Over the past two weeks, protesters have flooded the California state capitol to oppose a bill that restricts the medical exemptions parents have been using to avoid vaccinating their children. The outcry comes four years after state lawmakers eliminated personal-belief and religious exemptions for public-school attendees, which were the most common workarounds used to get kids enrolled without having them vaccinated. The anti-vax movement has been ridiculed widely. Critics lambast its adherents for willfully exposing other people’s children to preventable diseases — like the measles — often based on dubious medical beliefs, like that vaccines cause autism. But amid their subsequent claims to victimhood and oppression, anti-vaxxers had largely avoided marching in major cities singing “We Shall Overcome” and chanting, “No segregation, no discrimination, education for all!” while carrying signs that read, “Welcome to Nazifornia.”
“This is misappropriation of a movement [the civil-rights movement of the 1950s and 1960s] that really is not over and proves to be challenging to overcome,” Assemblywoman Sydney Kamlager-Dove, a Los Angeles Democrat and member of the California Legislative Black Caucus, told Politico of the mostly white women protesters’ antics in Sacramento this week. “The whole conversation around vaccinations is actually one about privilege and opportunity. It’s a personal choice. It’s a luxury to be able to have a conversation about medical exemptions and about whether or not you think your child should be vaccinated.”
Increased skepticism about vaccines — and fear of their alleged side effects — has since 2001 helped quadruple the percentage of American children under 2 years old who haven’t had any, according to the Washington Post. Research shows that in California, personal-belief exemptions were claimed overwhelmingly by well-off white people before being outlawed. This is supported by both anecdotal evidence and news reports, including the notorious 2014 Hollywood Reporter investigation that uncovered school vaccination rates in several of Los Angeles’s whiter and wealthier neighborhoods, including Beverly Hills and Malibu, comparable to those in South Sudan, one of the world’s newest and least-developed economies.

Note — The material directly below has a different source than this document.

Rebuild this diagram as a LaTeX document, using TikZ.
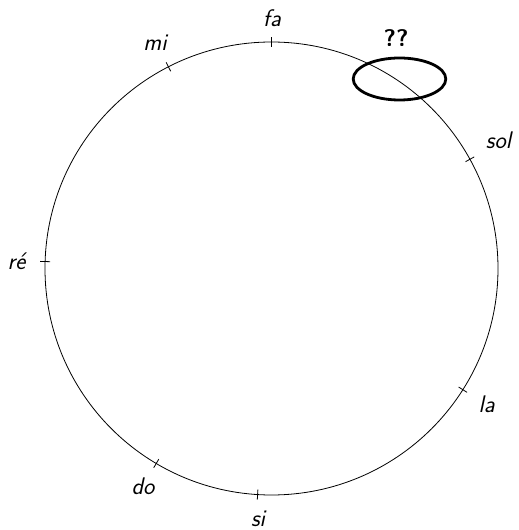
\documentclass[tikz,border=0pt]{standalone}
\usetikzlibrary{calc,shapes.geometric}
\begin{document}
\begin{tikzpicture}[x=1pt,y=1pt,
  lbl/.style={font=\fontsize{24}{28}\selectfont\sffamily\itshape, inner sep=0pt, anchor=base},
  tickmark/.style={line width=0.8pt},
  mark ring/.style={draw, line width=2.8pt, ellipse, minimum width=92.6pt, minimum height=42pt, inner sep=0pt}
]
\useasboundingbox (0,0) rectangle (519,530);
\node[circle, draw, line width=0.8pt, minimum size=453pt, inner sep=0pt] (c) at (271.5,261.5) {};
% ticks (Pythagorean scale angles)
\foreach \a/\n in {90/fa, 117.07/mi, 178.24/re, 239.41/do, 266.48/si, 327.65/la, 28.83/sol}{
  \coordinate (t\n a) at ($(c.center)+(\a:221.5)$);
  \coordinate (t\n b) at ($(c.center)+(\a:231.5)$);
  \draw[tickmark] (t\n a) -- (t\n b);
}
\node[lbl] (fa) at (272,503) {fa};
\node[lbl] (mi) at (155,479.3) {mi};
\node[lbl] (sol) at (498.5,381.7) {sol};
\node[lbl] (re) at (16.5,260) {ré};
\node[lbl] (la) at (486.7,117.3) {la};
\node[lbl] (do) at (143,35) {do};
\node[lbl] (si) at (258,3.3) {si};
\node[lbl, font=\fontsize{24}{28}\selectfont\sffamily\bfseries] (qq) at (396,483.3) {??};
\node[mark ring] (ring) at (399.5,451) {};
\end{tikzpicture}
\end{document}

But the California protests, which were in response to Governor Gavin Newsom’s signing Senate Bill 276 into law on Monday, were equally notable for following a pattern in which white Americans equate their milder and often totally unrelated struggles to those endured by black Americans. People ranging from CNN anchor Chris Cuomo to former Maine governor Paul LePage have likened their personal travails — being called “Fredo” and “racist,” respectively — to black people’s being called “nigger.” Editorial cartoonist Glenn McCoy famously equated U.S. secretary of Education Betsy De Vos’s testy Senate-confirmation process with Ruby Bridges desegregating an all-white New Orleans public school in 1964. At the root of this pattern is an inability to distinguish the wages of broad inequality from those of personal insult. Those who indulge the comparisons think the best way to illustrate the seriousness of their cause is to compare it to far more serious ones. But they succeed mostly in persuading observers of the opposite — that in the grand scheme, what they’re going through really isn’t that bad.